ライブドアは1月24日、経営陣の変更(関連記事)に伴う記者会見を開催した。新しく代表取締役に就任した熊谷史人氏や執行役員社長の平松庚三氏らは株主らに謝罪するとともに、ライブドア再生に向けて強い意欲を示した。
熊谷氏はまず、冒頭で「株主や広告主、従業員やその家族などに大きな心配と迷惑をおかけしたことを謝罪したい」と挨拶。その上で、実務を担当する執行役員と、その監視を行う取締役に経営の体制を分けたことを説明して、「新しい体制ではこのようなことが再び起きることのないよう、コンプライアンスを徹底する」とした。
新経営陣は会見でお詫びを繰り返した |
「ルールに外れたとみなされる行為は繰り返さない」(熊谷氏)
執行役員社長として、ライブドアの業務を一手に引き受けることになる平松氏は「23日深夜にこの話を受け、時期が時期だけに私にとっても、ライブドアにとっても大きなチャレンジだと感じた」というが、「新しいチームで失われた信頼を取り戻すよう努力していく」と意気込みを語った。
「これまでは堀江貴文という起業家が、ピッチャーと4番バッターの役割を同時に果たしており、1人の人間に大きな力が集まっていた。結果的に、そこに問題があった」(平松氏)
同日開かれた取締役会では、ライブドアの創業者でもある堀江貴文氏が代表権を失い、社長も降板することが決定している。この点について熊谷氏は「代表、および社長を退任するのは本人の意思によるもの」と説明。ただし、堀江氏との接見は認められなかったため、弁護士を通して意思を確認したとしており、「一部あいまいなところがあり、取締役の辞任に関する意思は確認できなかった」として、堀江氏は現時点でもライブドア取締役の職にある。
新たに代表取締役となった熊谷氏(左)と執行役員社長の平松氏(右) |
一部報道では熊谷氏自身も一連の事件に深くかかわっていたのではないかとされているが、この点については「捜査の協力のため、コメントは差し控える」と繰り返した。一方、平松氏はもともと弥生の代表取締役社長であり、ライブドアの傘下に入ったのは2004年12月であること、そして事件はそれよりも前に起こったことだとして、自身の関与については否定した。
平松氏を社長に選んだ理由については、「経営に関する豊富な経験がある。
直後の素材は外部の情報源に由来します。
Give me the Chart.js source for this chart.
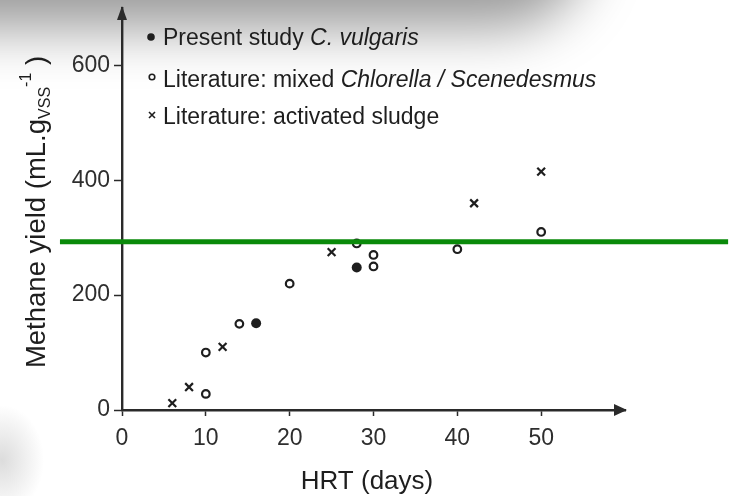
<!DOCTYPE html>
<html>
<head>
<meta charset="utf-8">
<script src="https://cdn.jsdelivr.net/npm/chart.js@4.4.1/dist/chart.umd.min.js"></script>
<style>
  html, body { margin: 0; padding: 0; background: #fff; overflow: hidden; }
  #wrap { position: relative; width: 729px; height: 496px; }
  #shade { position: absolute; top: -60px; left: -80px; width: 640px; height: 60px;
           background: #888; border-radius: 0 0 80px 0;
           box-shadow: 0 0 55px 28px rgba(0,0,0,0.4); }
  #blob { position: absolute; left: -40px; top: 405px; width: 84px; height: 110px;
          border-radius: 50%; background: radial-gradient(closest-side, #dcdcdc, rgba(255,255,255,0)); }
  canvas { position: absolute; left: 0; top: 0; }
</style>
</head>
<body>
<div id="wrap">
  <div id="shade"></div>
  <div id="blob"></div>
  <canvas id="chart" width="729" height="496"></canvas>
</div>
<script>
// values
const hrtStudy = [16, 28]
const yieldStudy = [151, 248]

const hrtAlgae = [10, 10, 14, 20, 28, 30, 30, 40, 50]
const yieldAlgae = [28, 100, 150, 220, 290, 270, 250, 280, 310]

const hrtSludge = [6, 8, 12, 25, 42, 50]
const yieldSludge = [12, 40, 110, 275, 360, 415]

const xTicks = [0, 10, 20, 30, 40, 50]
const yTicks = [0, 200, 400, 600]

// green reference line (drawn over the figure)
const refYield = 293
const refHrt = [-7.4, 72.3]

const legendRows = [
    [{ t: 'Present study ' }, { t: 'C. vulgaris', it: true }],
    [{ t: 'Literature: mixed ' }, { t: 'Chlorella / Scenedesmus', it: true }],
    [{ t: 'Literature: activated sludge' }]
]

const FONT = '"Liberation Sans", Arial, Helvetica, sans-serif'
const INK = '#1e1e1e'

const toPts = (xs, ys) => xs.map((x, i) => ({ x: x, y: ys[i] }))

const decor = {
    id: 'decor',
    afterDraw(chart) {
        const ctx = chart.ctx
        const a = chart.chartArea
        ctx.save()
        ctx.fillStyle = '#2a2a2a'
        // arrow heads
        ctx.beginPath()
        ctx.moveTo(a.left, a.top - 2)
        ctx.lineTo(a.left - 5, a.top + 12)
        ctx.lineTo(a.left + 5, a.top + 12)
        ctx.closePath()
        ctx.fill()
        ctx.beginPath()
        ctx.moveTo(a.right + 2, a.bottom)
        ctx.lineTo(a.right - 11, a.bottom - 6)
        ctx.lineTo(a.right - 11, a.bottom + 6)
        ctx.closePath()
        ctx.fill()

        // x title
        ctx.fillStyle = INK
        ctx.font = '26px ' + FONT
        ctx.textAlign = 'center'
        ctx.textBaseline = 'alphabetic'
        ctx.fillText('HRT (days)', 367, 489)

        // y title with subscript / superscript
        const runs = [
            { t: 'Methane yield (mL.g', s: 27.5, dy: 0 },
            { t: 'VSS', s: 16, dy: 5 },
            { t: '-1', s: 16, dy: -14 },
            { t: ' )', s: 27.5, dy: 0 }
        ]
        ctx.textAlign = 'left'
        let total = 0
        runs.forEach(r => { ctx.font = r.s + 'px ' + FONT; r.w = ctx.measureText(r.t).width; total += r.w })
        ctx.translate(45, 212)
        ctx.rotate(-Math.PI / 2)
        let x = -total / 2
        runs.forEach(r => {
            ctx.font = r.s + 'px ' + FONT
            ctx.fillText(r.t, x, r.dy)
            x += r.w
        })
        ctx.restore()

        // legend
        ctx.save()
        ctx.fillStyle = INK
        ctx.strokeStyle = INK
        ctx.textBaseline = 'alphabetic'
        const base = [45, 87, 124]
        legendRows.forEach((row, i) => {
            let tx = 163
            row.forEach(p => {
                ctx.font = (p.it ? 'italic ' : '') + '23px ' + FONT
                ctx.fillText(p.t, tx, base[i])
                tx += ctx.measureText(p.t).width
            })
        })
        ctx.beginPath(); ctx.arc(151, 37, 3.8, 0, Math.PI * 2); ctx.fill()
        ctx.lineWidth = 1.6
        ctx.beginPath(); ctx.arc(152, 77, 2.8, 0, Math.PI * 2); ctx.stroke()
        ctx.beginPath()
        ctx.moveTo(149, 112); ctx.lineTo(155, 118)
        ctx.moveTo(155, 112); ctx.lineTo(149, 118)
        ctx.stroke()
        ctx.restore()
    }
}

const ctx = document.getElementById('chart')

new Chart(ctx, {
    type: 'scatter',
    data: {
        datasets: [
            {
                label: 'ref', type: 'line', data: toPts(refHrt, [refYield, refYield]),
                borderColor: '#0a8a0a', borderWidth: 5, pointRadius: 0, clip: false, order: 0
            },
            {
                label: 'Present study C. vulgaris', data: toPts(hrtStudy, yieldStudy),
                pointStyle: 'circle', pointRadius: 5, backgroundColor: INK, borderColor: INK, borderWidth: 0, order: 1
            },
            {
                label: 'Literature: mixed Chlorella / Scenedesmus', data: toPts(hrtAlgae, yieldAlgae),
                pointStyle: 'circle', pointRadius: 3.8, backgroundColor: 'rgba(0,0,0,0)', borderColor: INK, borderWidth: 2.2, order: 2
            },
            {
                label: 'Literature: activated sludge', data: toPts(hrtSludge, yieldSludge),
                pointStyle: 'crossRot', pointRadius: 5.5, borderColor: INK, borderWidth: 2.2, order: 3
            }
        ]
    },
    options: {
        responsive: false,
        animation: false,
        devicePixelRatio: 1,
        layout: { padding: { top: 8, right: 104, left: 0, bottom: 0 } },
        plugins: { legend: { display: false }, tooltip: { enabled: false } },
        scales: {
            x: {
                type: 'linear', min: 0, max: 60,
                afterBuildTicks: s => { s.ticks = xTicks.map(v => ({ value: v })) },
                afterFit: s => { s.height = 86; s.paddingLeft = 0; s.paddingRight = 0 },
                grid: { drawOnChartArea: false, drawTicks: true, tickLength: 6, tickColor: '#2a2a2a', tickWidth: 1.5 },
                border: { display: true, color: '#2a2a2a', width: 2.4 },
                ticks: { color: '#2e2e2e', padding: 9, font: { size: 23, family: FONT }, maxRotation: 0 }
            },
            y: {
                type: 'linear', min: 0, max: 700,
                afterBuildTicks: s => { s.ticks = yTicks.map(v => ({ value: v })) },
                afterFit: s => { s.width = 122; s.paddingTop = 0; s.paddingBottom = 0 },
                grid: { drawOnChartArea: false, drawTicks: true, tickLength: 8, tickColor: '#2a2a2a', tickWidth: 1.5 },
                border: { display: true, color: '#2a2a2a', width: 2.4 },
                ticks: { color: '#2e2e2e', padding: 4, font: { size: 23, family: FONT } }
            }
        }
    },
    plugins: [decor]
})
</script>
</body>
</html>
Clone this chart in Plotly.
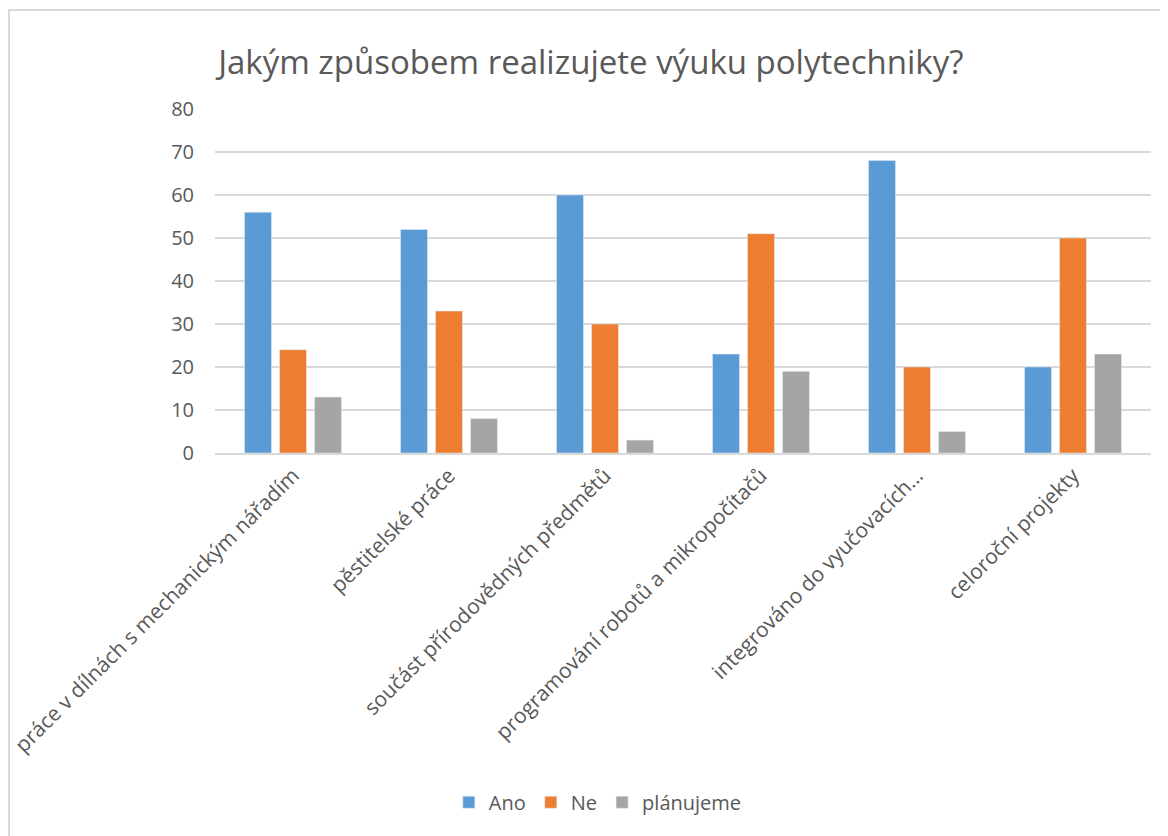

ライブドアは社会的経験の浅い部分があり、周りの人々の気持ちを理解できない部分があったが、平松氏は周囲ともうまくやれる人物であり適任だ」と熊谷氏は説明した。
証券取引法に違反する行為をしたとされる時期から経営陣の1人として参画していた熊谷氏が代表取締役に就任することには報道陣から批判の声も上がったが、熊谷氏は「取締役のうち、山崎(徳之氏)はプラネックスコミュニケーションズの、羽田(寛氏)はライブドアオートの取締役を務めており、ライブドアに常駐しているのは自分しかいなかった。平松氏を取締役に迎え入れるために株主総会を開いて決議するという方法もあるが、時間がかかる上、東京証券取引所でライブドア株式の取引が午前中できないような状態では、株主の総意を確認することは難しい」と釈明した。
今回の事件を受け、すでに一部の広告主が出稿を止めるなどの影響が出ているという。また、従業員についても「社内に動揺はあり、辞める人も一部いる」(熊谷氏)とのことだ。今後の具体的な戦略については明らかにされなかったが、平松氏は「コンプライアンスとガバナンスに準拠し、ルールの中での成長に主眼を置く」と話し、一部事業の売却などについても否定しなかった。
また、熊谷氏は、今回逮捕された堀江氏ら4名が保釈後にライブドアの経営陣として戻ってくる可能性について「迎え入れる予定はない」と明言した。